Flavonoids level in broccoli seedlings. Chlorogenic acid, quercetin, and kaempferol were measured from 15-day-old seedlings grown in light and dark conditions for 7 days. Data represented the mean ± SE of three replications. Asterisks show a significance level of P < 0.001.

FIGURE 7

Effects of dark and light on the expression level of broccoli ABC transporter (BolC8t51326H). The dark condition was imposed on the day 7th of the broccoli seedlings. The expression was determined during days 7, 10, 12, and 15 of growing broccoli seedlings in light or dark. Data represent the mean ± SE of three independent biological repeats. Asterisks show a significance level of P < 0.001.

FIGURE 8

Phylogenetic tree construction (A), predicted subcellular localization (B), and membrane topology (C) of BoMRP10 (BolC8t51326H). The protein accessions used were BoMRP10 (BolC8t51326H), Bronze2 (X81971.1; Marrs et al., 1995), PfGST1 (AB362191; Yazaki et al., 2008), ABCC1 (JX245004; Francisco et al., 2013), AtMRP1 (AF008124; Lu et al., 1998), AtTT9 (At3g28430; Ichino et al., 2014), AtMRP10 (At3G62700; Sugiyama et al., 2006), AtTT13 (At1g17260; Appelhagen et al., 2015), MtMATE (HM856605.1; Zhao et al., 2011). Prediction shows tonoplast localization of the transporter and 17 membrane helices across the membrane.

FIGURE 9

Pathway for kaempferol and quercetin synthesis, transport, and accumulation into vacuole via vacuolar ABC transporter in broccoli.

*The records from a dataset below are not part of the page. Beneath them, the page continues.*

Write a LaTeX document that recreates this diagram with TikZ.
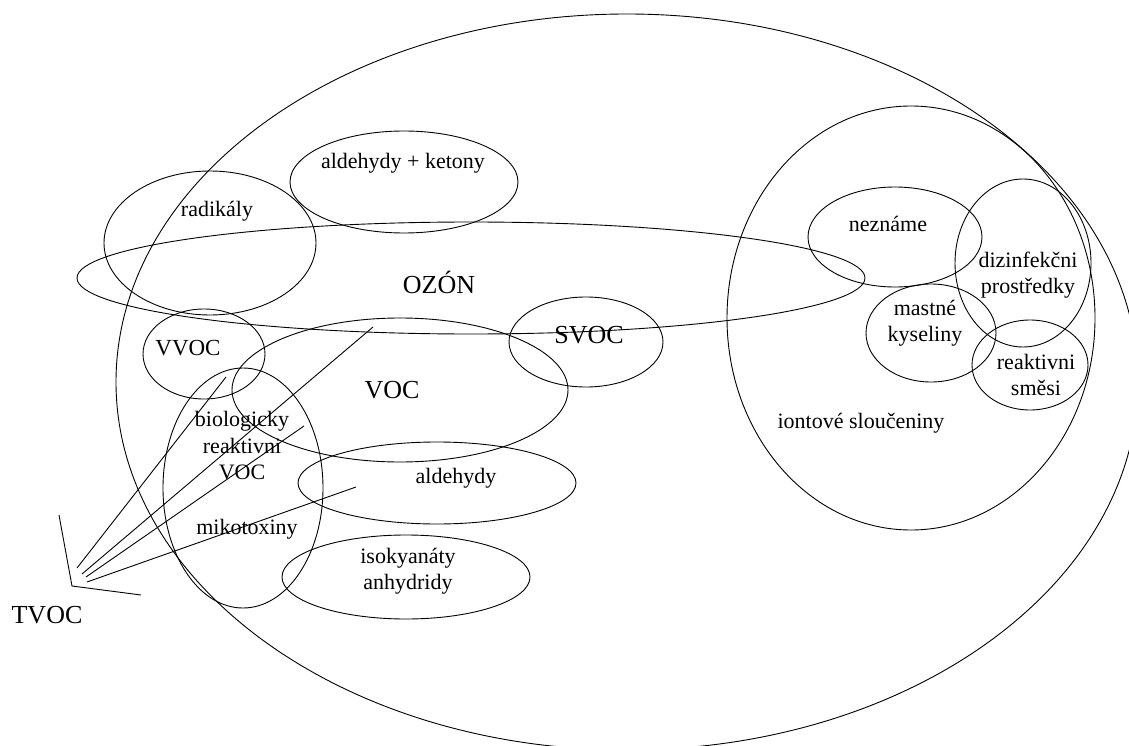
\documentclass[tikz,border=0pt]{standalone}
\usepackage{fontspec}
\setmainfont{Liberation Serif}
\usetikzlibrary{shapes.geometric}
\begin{document}
\begin{tikzpicture}[x=1pt,y=-1pt,
  ell/.style={draw, ellipse, inner sep=0pt, line width=0.9pt},
  lbl/.style={font=\fontsize{22}{26.5}\selectfont, align=center, inner sep=0pt},
  biglbl/.style={font=\fontsize{26}{30}\selectfont, inner sep=0pt},
  ln/.style={line width=0.9pt}]
\useasboundingbox (0,0) rectangle (1129,746);
% ellipses
\node[ell, minimum width=1022pt, minimum height=736pt] (all) at (627,382) {};
\node[ell, minimum width=368pt, minimum height=424pt] (ion) at (911,318) {};
\node[ell, minimum width=174pt, minimum height=100pt] (nez) at (895,237) {};
\node[ell, minimum width=136pt, minimum height=168pt] (diz) at (1023,263) {};
\node[ell, minimum width=130pt, minimum height=98pt] (mas) at (931,333) {};
\node[ell, minimum width=116pt, minimum height=90pt] (rea) at (1030,365) {};
\node[ell, minimum width=788pt, minimum height=112pt] (ozon) at (471,278) {};
\node[ell, minimum width=212pt, minimum height=144pt] (rad) at (210,243) {};
\node[ell, minimum width=228pt, minimum height=102pt] (ak) at (404,182) {};
\node[ell, minimum width=122pt, minimum height=90pt] (vvoc) at (204,354) {};
\node[ell, minimum width=336pt, minimum height=144pt] (voc) at (400,390) {};
\node[ell, minimum width=154pt, minimum height=90pt] (svoc) at (586,342) {};
\node[ell, minimum width=160pt, minimum height=240pt] (bio) at (243,488) {};
\node[ell, minimum width=278pt, minimum height=82pt] (ald) at (437,483) {};
\node[ell, minimum width=248pt, minimum height=84pt] (iso) at (406,577) {};
% labels
\node[lbl] (tak) at (403,163) {aldehydy + ketony};
\node[lbl] (trad) at (217,211) {radikály};
\node[biglbl] (tozon) at (439,282) {OZÓN};
\node[lbl] (tnez) at (888,224) {neznáme};
\node[lbl] (tdiz) at (1028,275) {dizinfekčni\\prostředky};
\node[lbl] (tmas) at (925,323) {mastné\\kyseliny};
\node[biglbl] (tsvoc) at (589,335) {SVOC};
\node[lbl, font=\fontsize{23}{27}\selectfont] (tvvoc) at (188,348) {VVOC};
\node[biglbl] (tvoc) at (392,390) {VOC};
\node[lbl] (trea) at (1036,375) {reaktivni\\směsi};
\node[lbl] (tion) at (861,423) {iontové sloučeniny};
\node[lbl] (tbio) at (242,446) {biologicky\\reaktivni\\VOC};
\node[lbl] (tald) at (456,478) {aldehydy};
\node[lbl] (tmik) at (247,529) {mikotoxiny};
\node[lbl] (tiso) at (408,571) {isokyanáty\\anhydridy};
\node[biglbl] (ttvoc) at (47,615) {TVOC};
% TVOC bracket and fan
\coordinate (bA) at (59,515);
\coordinate (bV) at (72,586);
\coordinate (bB) at (141,595);
\draw[ln] (bA) -- (bV) -- (bB);
\coordinate (s1) at (77,568);  \coordinate (e1) at (226,377);
\coordinate (s2) at (82,574);  \coordinate (e2) at (373,327);
\coordinate (s3) at (86,577);  \coordinate (e3) at (304,426);
\coordinate (s4) at (87,582);  \coordinate (e4) at (356,487);
\draw[ln] (s1) -- (e1);
\draw[ln] (s2) -- (e2);
\draw[ln] (s3) -- (e3);
\draw[ln] (s4) -- (e4);
\end{tikzpicture}
\end{document}
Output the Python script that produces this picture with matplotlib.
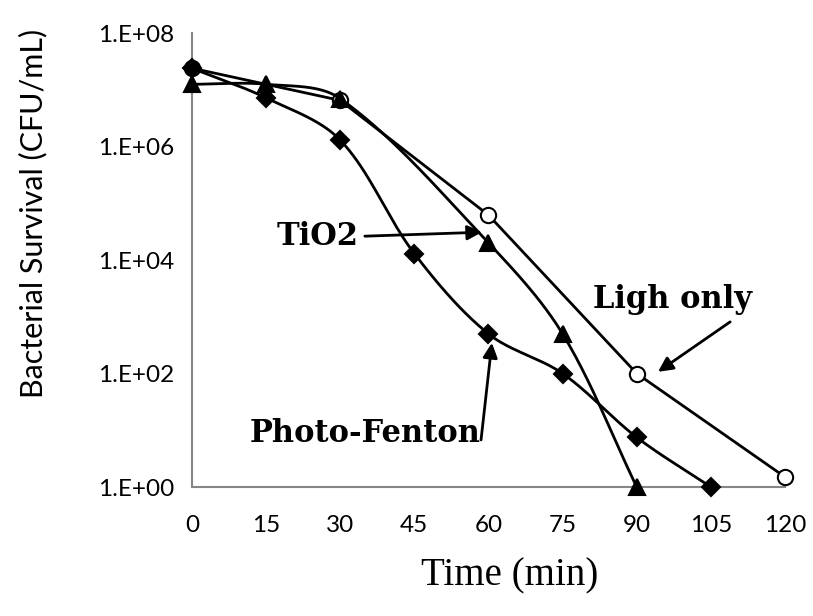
import numpy as np
import matplotlib
matplotlib.use("Agg")
import matplotlib.pyplot as plt
from matplotlib.ticker import FixedLocator, FuncFormatter

# data
time_light = [0, 30, 60, 90, 120]
light_only = [2.4e7, 6.5e6, 6.2e4, 1.0e2, 1.5]

time_tio2 = [0, 15, 30, 60, 75, 90]
tio2 = [1.25e7, 1.25e7, 7.0e6, 2.0e4, 5.0e2, 1.0]

time_pf = [0, 15, 30, 45, 60, 75, 90, 105]
photo_fenton = [2.4e7, 7.2e6, 1.3e6, 1.3e4, 5.0e2, 1.0e2, 7.5, 1.0]

x_ticks = [0, 15, 30, 45, 60, 75, 90, 105, 120]
y_ticks = [1, 1e2, 1e4, 1e6, 1e8]

# rough screen scale (px per minute, px per decade) so smoothing looks like Excel's
SX, SY = 4.94, 56.75


def smooth(xs, ys, n=40):
    x = np.asarray(xs, float) * SX
    y = np.log10(np.asarray(ys, float)) * SY
    P = np.column_stack([x, y])
    P = np.vstack([P[:1], P, P[-1:]])
    outx, outy = [], []
    t = np.linspace(0, 1, n)[:, None]
    for i in range(1, len(P) - 2):
        p0, p1, p2, p3 = P[i - 1], P[i], P[i + 1], P[i + 2]
        d01 = np.hypot(*(p1 - p0))
        d12 = np.hypot(*(p2 - p1))
        d23 = np.hypot(*(p3 - p2))
        c1 = p1 + (p2 - p0) * d12 / (d01 + d12) / 3
        c2 = p2 - (p3 - p1) * d12 / (d12 + d23) / 3
        b = (1 - t) ** 3 * p1 + 3 * (1 - t) ** 2 * t * c1 + 3 * (1 - t) * t ** 2 * c2 + t ** 3 * p2
        outx.extend(b[:, 0])
        outy.extend(b[:, 1])
    return np.array(outx) / SX, 10 ** (np.array(outy) / SY)


fig = plt.figure(figsize=(8.13, 6.16), dpi=100)
ax = fig.add_axes([0.236, 0.2094, 0.7296, 0.737])

lw = 2.0
# light only: straight segments
ax.plot(time_light, light_only, color='black', lw=lw, marker='o', ms=11, mfc='white',
        mec='black', mew=1.5, clip_on=False, zorder=3)
for xs, ys, mk, ms in [(time_pf, photo_fenton, 'D', 9.5), (time_tio2, tio2, '^', 11)]:
    sx, sy = smooth(xs, ys)
    ax.plot(sx, sy, color='black', lw=lw, clip_on=False, zorder=3)
    ax.plot(xs, ys, linestyle='none', marker=mk, ms=ms, mfc='black', mec='black',
            mew=1.5, clip_on=False, zorder=4)

ax.set_yscale('log')
ax.set_ylim(1, 1e8)
ax.set_xlim(0, 120)
ax.yaxis.set_major_locator(FixedLocator(y_ticks))
ax.yaxis.set_minor_locator(FixedLocator([]))
ax.yaxis.set_major_formatter(FuncFormatter(lambda v, p: "1.E+%02d" % round(np.log10(v))))
ax.set_xticks(x_ticks)
ax.set_xticklabels([str(v) for v in x_ticks])

for s in ['top', 'right']:
    ax.spines[s].set_visible(False)
for s in ['left', 'bottom']:
    ax.spines[s].set_color('#868686')
    ax.spines[s].set_linewidth(1.5)
ax.tick_params(length=0, labelsize=17.5)
ax.tick_params(axis='y', pad=13)
ax.tick_params(axis='x', pad=20)
for lab in ax.get_xticklabels() + ax.get_yticklabels():
    lab.set_family('Lato')

ax.set_xlabel('Time (min)', family='Liberation Serif', fontsize=28)
ax.xaxis.set_label_coords(0.535, -0.156)
ax.set_ylabel('Bacterial Survival (CFU/mL)', family='Lato', fontsize=22)
ax.yaxis.set_label_coords(-0.243, 0.603)

bold = dict(family='DejaVu Serif', fontweight='bold', fontsize=22,
            ha='center', va='center')
arrow = dict(arrowstyle='-|>', color='black', lw=2, mutation_scale=22,
             shrinkA=0, shrinkB=0)

ax.text(25.5, 10 ** 4.41, 'TiO2', **bold)
ax.annotate('', xy=(58.7, 10 ** 4.49), xytext=(35.0, 10 ** 4.42), arrowprops=arrow)

ax.text(97.3, 10 ** 3.30, 'Ligh only', **bold)
ax.annotate('', xy=(94.3, 10 ** 2.03), xytext=(108.9, 10 ** 2.91), arrowprops=arrow)

ax.text(35.0, 10 ** 0.95, 'Photo-Fenton', **bold)
ax.annotate('', xy=(60.7, 10 ** 2.54), xytext=(58.5, 10 ** 0.83), arrowprops=arrow)

fig.savefig('out.png', dpi=100)
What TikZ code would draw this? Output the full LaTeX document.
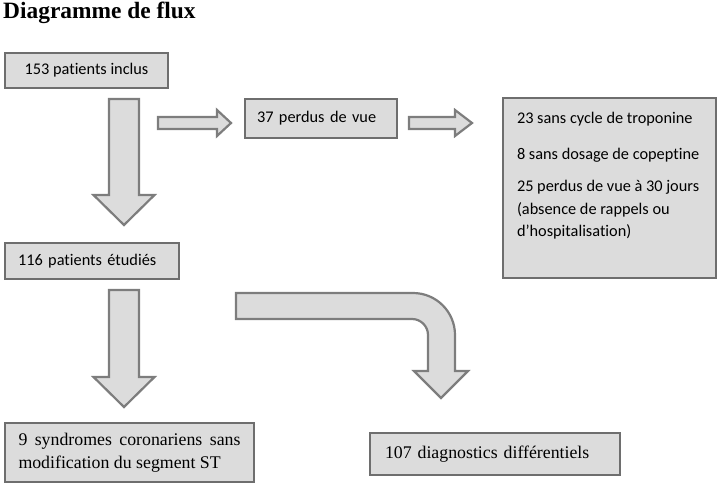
\documentclass[tikz,border=0pt]{standalone}
\usepackage{fontspec}
\setmainfont{Liberation Serif}
\newfontfamily\carlito[Ligatures=NoCommon]{Carlito}
\definecolor{boxfill}{HTML}{DCDCDC}
\definecolor{boxline}{HTML}{6E6E6E}
\newcommand\fatdown[4]{\draw[fat] (#1-15,#2) -- (#1+15,#2) -- (#1+15,#3) -- (#1+30.5,#3) -- (#1,#4) -- (#1-30.5,#3) -- (#1-15,#3) -- cycle;}
\newcommand\fatright[4]{\draw[fat] (#2,#1-6) -- (#3,#1-6) -- (#3,#1-13) -- (#4,#1) -- (#3,#1+13) -- (#3,#1+6) -- (#2,#1+6) -- cycle;}
\begin{document}
\begin{tikzpicture}[x=1pt,y=-1pt,
    box/.style={draw=boxline,line width=2.8pt,fill=boxfill,anchor=north west,outer sep=0pt,inner ysep=0pt,align=left},
    fat/.style={draw=boxline!90,line width=2.2pt,fill=boxfill},
    sans/.style={font=\carlito\fontsize{16.3}{21}\selectfont},
    serif/.style={font=\fontsize{17.8}{23}\selectfont}]
  \useasboundingbox (0,0) rectangle (717,489);
  \node[anchor=base west,inner sep=0pt,font=\bfseries\fontsize{23.4}{26}\selectfont] (titre) at (3,19) {Diagramme de flux};

  \fatdown{124}{99}{195}{225}
  \fatdown{124}{290}{377}{407}
  \fatright{123}{158}{217}{231}
  \fatright{123}{409}{455}{472}
  \draw[fat] (236,293) -- (413,293) .. controls (436.2,293) and (455,311.8) .. (455,335) -- (455,371)
    -- (468,371) -- (441,398) -- (414,371) -- (428,371) -- (428,335)
    .. controls (428,326.2) and (420.8,319) .. (412,319) -- (236,319) -- cycle;

  \node[box,sans,inner xsep=0pt,minimum width=163,minimum height=35] (incl) at (5,53) {153 patients inclus};
  \node[box,sans,inner xsep=12pt,text width=128pt,minimum height=39] (perdus) at (245,99) {37 perdus de vue};
  \node[box,sans,inner xsep=0pt] (detail) at (503,98) {\parbox[t][180pt][t]{213pt}{\leftskip=14pt\baselineskip=22.5pt
    \vspace*{11pt}\strut 23 sans cycle de troponine\\[13.5pt]
    8 sans dosage de copeptine\\[9.5pt]
    25 perdus de vue à 30 jours\\
    (absence de rappels ou\\
    d’hospitalisation)}};
  \node[box,sans,inner xsep=13pt,text width=148pt,minimum height=36] (etud) at (5,243) {116 patients étudiés};
  \node[box,serif,inner xsep=13.5pt,text width=222pt,align=justify,minimum height=59] (scs) at (5,423)
    {\hyphenpenalty=10000 9 syndromes coronariens sans modification du segment ST};
  \node[box,serif,inner xsep=15pt,text width=220pt,minimum height=42] (diag) at (370,433) {107 diagnostics différentiels};
\end{tikzpicture}
\end{document}
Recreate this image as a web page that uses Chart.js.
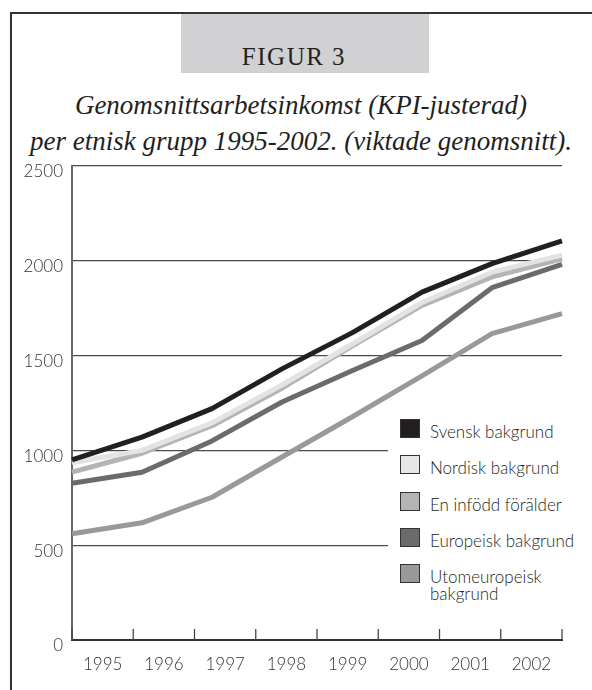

The pathway was modified and adapted from Zhao et al. (2011). The dark condition was imposed on the 7th day of the broccoli seedlings, and green (A) and etiolated (B) leaves were sampled on the 15th day. The 7-day continuous dark condition triggered a higher accumulation of flavonoids such as kaempferol and quercetin in etiolated leaves than in light-grown seedlings.